Better knowledge creates better advocates

Posted: Jun 22, 2022 | Author: James Darden II, Vice President of Operations and Client Services
business partner  JMFA  overdraft program 

Strengthen understanding of overdraft program benefits to fend off uncertainty

Leadership provided by outside credit union board members is critical in setting strategic direction and ensuring that established policies, compliance expectations, and state and federal laws and regulations are followed. In addition, board member support for the services you offer make them important ambassadors in the community and can have a major impact on your credit union’s long-term success.

It’s only natural for CUs to feel some pressure these days over their overdraft programs. Ongoing scrutiny of overdraft programs that use undisclosed procedures and high fees—as discussed in recent Congressional and Senate subcommittee hearings—can erode board confidence in your overdraft strategy. Plus, recent efforts by big banks to distance themselves from the criticism by eliminating overdraft coverage can create a sense of urgency to follow the pack and make changes without considering the consequences. Left unchecked, these situations can lead to haphazard program adjustments that may hinder your overall ability to provide better service and value for members.

That’s why it is best to offer a consumer-focused overdraft strategy and to educate your board and internal teams about how that strategy reinforces your service philosophy. This awareness building also underscores the value a fully disclosed, consumer-centric program provides as an option for members who may need it from time to time.

Focus on what differentiates your program

Effective board discussions should focus on the key issues that distinguish your service from those of the “bad actors” that are in the news. When everyone is on the same page, your team will be in a much better position to critically evaluate and reinforce the benefits your program provides to members. For instance:

  • Are your fees reasonable?
  • Do you offer a daily cap, grace period, de minimis, and/or early direct deposit?
  • Is your staff well-trained on your program and confident in how to discuss it with members?
  • Do you offer other options to help members manage their finances?
  • Are you leveraging opportunities to offer financial education to overdraft users who may benefit from it?
  • Are your account disclosures, fee schedules, and website all up to date and easy for members to understand?
  • Do you refund fees instead of waiving them?
  • Is your program non-discriminatory and accessible to all members?
  • How often do you disclose the details of how your program works?
  • Do you provide opportunities for members to share feedback?
  • Are you minimizing costs for active users?

Stay focused on your mission

The headlines about banks and credit unions eliminating or lowering their overdraft fees should not be a cause for concern. First, the institutions making the changes can more easily absorb the loss in fees. Plus, it’s likely they will find ways to recoup the revenue, one way or another. 

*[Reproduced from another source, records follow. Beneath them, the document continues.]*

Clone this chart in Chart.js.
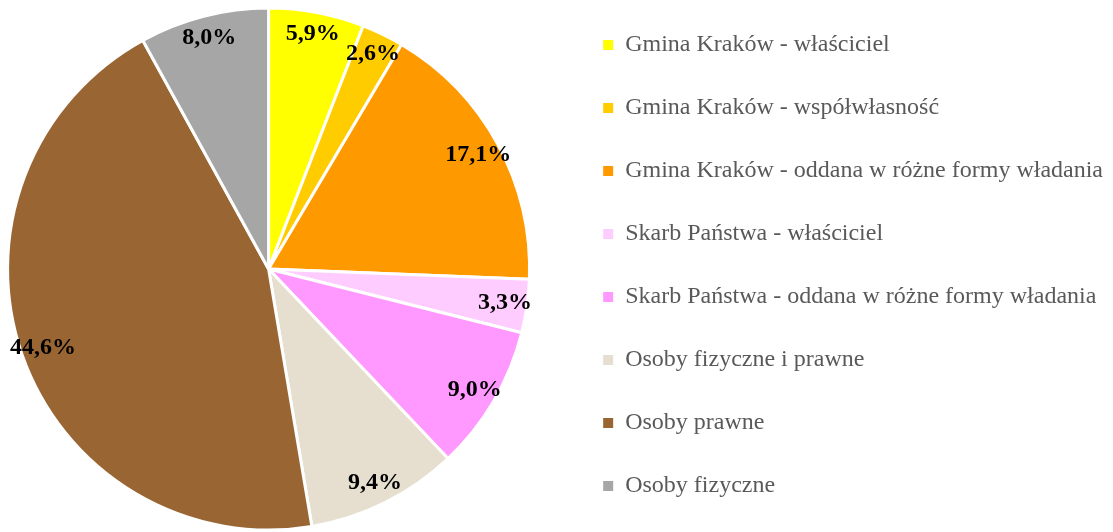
<!DOCTYPE html>
<html>
<head>
<meta charset="utf-8">
<script src="https://cdn.jsdelivr.net/npm/chart.js@4"></script>
<style>
html,body{margin:0;padding:0;background:#fff;overflow:hidden;}
#wrap{width:1113px;height:532px;position:relative;overflow:hidden;}
#c{position:absolute;left:-34px;top:-10px;}
</style>
</head>
<body>
<div id="wrap"><canvas id="c" width="1147" height="558"></canvas></div>
<script>
const categories = [
  "Gmina Kraków - właściciel",
  "Gmina Kraków - współwłasność",
  "Gmina Kraków - oddana w różne formy władania",
  "Skarb Państwa - właściciel",
  "Skarb Państwa - oddana w różne formy władania",
  "Osoby fizyczne i prawne",
  "Osoby prawne",
  "Osoby fizyczne"
];
const shares = [5.9, 2.6, 17.1, 3.3, 9.0, 9.4, 44.6, 8.0];
const colors = ["#FFFF00", "#FFCC00", "#FF9900", "#FFCCFF", "#FF99FF", "#E6DFCF", "#996633", "#A6A6A6"];

const SERIF = '"Liberation Serif", "Times New Roman", serif';

const labelPlugin = {
  id: 'sliceLabels',
  afterDatasetsDraw(chart) {
    const ctx = chart.ctx;
    const meta = chart.getDatasetMeta(0);
    ctx.save();
    ctx.font = 'bold 24px ' + SERIF;
    ctx.fillStyle = '#000';
    ctx.textAlign = 'center';
    ctx.textBaseline = 'middle';
    meta.data.forEach((arc, i) => {
      const p = arc.getProps(['x','y','startAngle','endAngle','outerRadius']);
      const mid = (p.startAngle + p.endAngle) / 2;
      const r = p.outerRadius * 0.915;
      const x = p.x + Math.cos(mid) * r;
      const y = p.y + Math.sin(mid) * r;
      ctx.fillText(shares[i].toFixed(1).replace('.', ',') + '%', x, y);
    });
    ctx.restore();
  }
};

new Chart(document.getElementById('c'), {
  type: 'pie',
  data: {
    labels: categories,
    datasets: [{
      data: shares,
      backgroundColor: colors,
      borderColor: '#FFFFFF',
      borderWidth: 3,
      radius: 261
    }]
  },
  options: {
    responsive: false,
    animation: false,
    layout: { padding: 0 },
    plugins: {
      tooltip: { enabled: false },
      legend: {
        position: 'right',
        align: 'center',
        labels: {
          boxWidth: 10,
          boxHeight: 10,
          padding: 32,
          color: '#595959',
          font: { family: SERIF, size: 24, lineHeight: '31px' },
          generateLabels(chart) {
            const base = Chart.overrides.pie.plugins.legend.labels.generateLabels(chart);
            return base.map(it => Object.assign(it, { text: [it.text], strokeStyle: it.fillStyle, lineWidth: 0 }));
          }
        }
      }
    }
  },
  plugins: [labelPlugin]
});
</script>
</body>
</html>
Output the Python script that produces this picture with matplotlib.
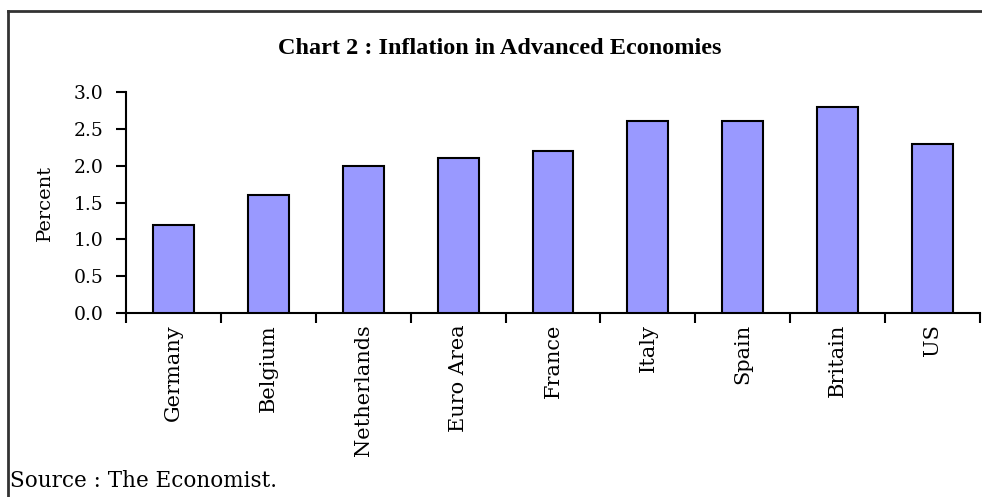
import matplotlib
matplotlib.use("Agg")
import matplotlib.pyplot as plt
from matplotlib.lines import Line2D
import numpy as np

categories = ["Germany", "Belgium", "Netherlands", "Euro Area", "France",
              "Italy", "Spain", "Britain", "US"]
values = [1.2, 1.6, 2.0, 2.1, 2.2, 2.6, 2.6, 2.8, 2.3]
yticks = [0.0, 0.5, 1.0, 1.5, 2.0, 2.5, 3.0]

plt.rcParams['font.family'] = ['DejaVu Serif']

W, H = 982, 497
fig = plt.figure(figsize=(W / 100, H / 100), dpi=100)
fig.patch.set_facecolor('white')
ax = fig.add_axes([126 / W, 1 - 313 / H, (980 - 126) / W, (313 - 92) / H])

x = np.arange(len(categories))
ax.bar(x, values, width=0.43, color='#9999FF', edgecolor='black', linewidth=1.5, zorder=3)

ax.set_xlim(-0.5, len(categories) - 0.5)
ax.set_ylim(0, 3.0)
ax.set_yticks(yticks)
ax.set_yticklabels([f"{v:.1f}" for v in yticks], fontsize=13.5)
ax.set_xticks(x)
ax.set_xticklabels(categories, rotation=90, fontsize=15)
ax.set_xticks(np.arange(len(categories) + 1) - 0.5, minor=True)
ax.tick_params(axis='x', which='major', length=0, pad=8)
ax.tick_params(axis='x', which='minor', length=7, width=1.5, direction='out')
ax.tick_params(axis='y', which='major', length=7, width=1.5, direction='out', pad=9)

for s in ['top', 'right']:
    ax.spines[s].set_visible(False)
for s in ['left', 'bottom']:
    ax.spines[s].set_linewidth(1.5)

fig.text(45 / W, 1 - 202.5 / H, "Percent", rotation=90, ha='center', va='center',
         fontsize=14)

fig.text(500 / W, 1 - 49 / H, "Chart 2 : Inflation in Advanced Economies", ha='center',
         va='center', fontsize=17.5, fontweight='bold', family='Liberation Serif')
fig.text(10 / W, 1 - 481 / H, "Source : The Economist.", ha='left', va='center',
         fontsize=15.5)

fig.add_artist(Line2D([8 / W, 1.0], [1 - 11 / H, 1 - 11 / H], transform=fig.transFigure,
                      color='#333333', linewidth=2))
fig.add_artist(Line2D([8 / W, 8 / W], [1 - 11 / H, 0.0], transform=fig.transFigure,
                      color='#333333', linewidth=2))

fig.savefig("out.png", dpi=100)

Second, it’s important to consider that these changes represent more of a marketing tactic than anything else. Look at the fine print for institutions that have “reduced” or “eliminated” overdraft fees. In many instances, there are still transfer fees, minimum balance requirements, minimum deposit requirements, and other confusing eligibility requirements associated with how negative-balance transactions will be handled. Worst of all, without access to overdraft protection, an important transaction could be denied.

Overdraft programs are popular

Make sure board members and internal teams understand that overdraft protection is a service that consumers want, need, and appreciate. This was confirmed by a Morning Consult’s study for the American Bankers Association that found:

  • Nine in 10 consumers view overdraft fees as reasonable when large payments, like rent or a mortgage, are covered and paid on time.
  • 74% of consumers view overdraft fees as reasonable during these situations.
  • 54% of U.S. consumers would oppose a government proposal that prevents overdraft protection from being offered.

These figures reinforce the value that most consumers place on overdraft programs to avoid less desirable outcomes, such as:

  • Having important bill payments declined, resulting in late fees.
  • Experiencing lowered credit scores based on a history of overdue payments.
  • Relying on less desirable sources for securing funds (i.e., payday loans and pawn shops).

Replace the rhetoric with confidence

A fully disclosed overdraft service with reasonable fees is not the deceptive, predatory product that some have portrayed it to be. Institutions that have implemented significant changes to their program have done so because they:

  • did not provide clear disclosures about the service and how transactions would be handled when there is an insufficient balance.
  • did not effectively communicate what coverage the consumer had access to at any given time.
  • did not have a consumer-friendly approach to helping accountholders with short-term account coverage needs.

The best way to instill confidence in your overdraft program is to design it so no consumer, regulator, lawyer, or competitor can find fault.

In some cases, changes may be necessary to provide a responsible and transparent service. If changes are necessary at your CU, be sure to effectively communicate why they are being made and what value is being added for members. Your members will appreciate it, and your leadership team will too.

When in doubt, seek professional advice

An expert in overdraft program management and compliance can provide the advice and guidance your institution’s leadership and board need to take the worry out of maintaining an ethically sound overdraft program. 

They can also keep everyone up to date when it comes to regulatory changes, best practices, and industry trends, so you’re always aware of how your program might be affected and what, if anything, should be adjusted. Most importantly, fully informed board members will have the knowledge and confidence to advocate for your program because it’s serving the needs of your members and your community.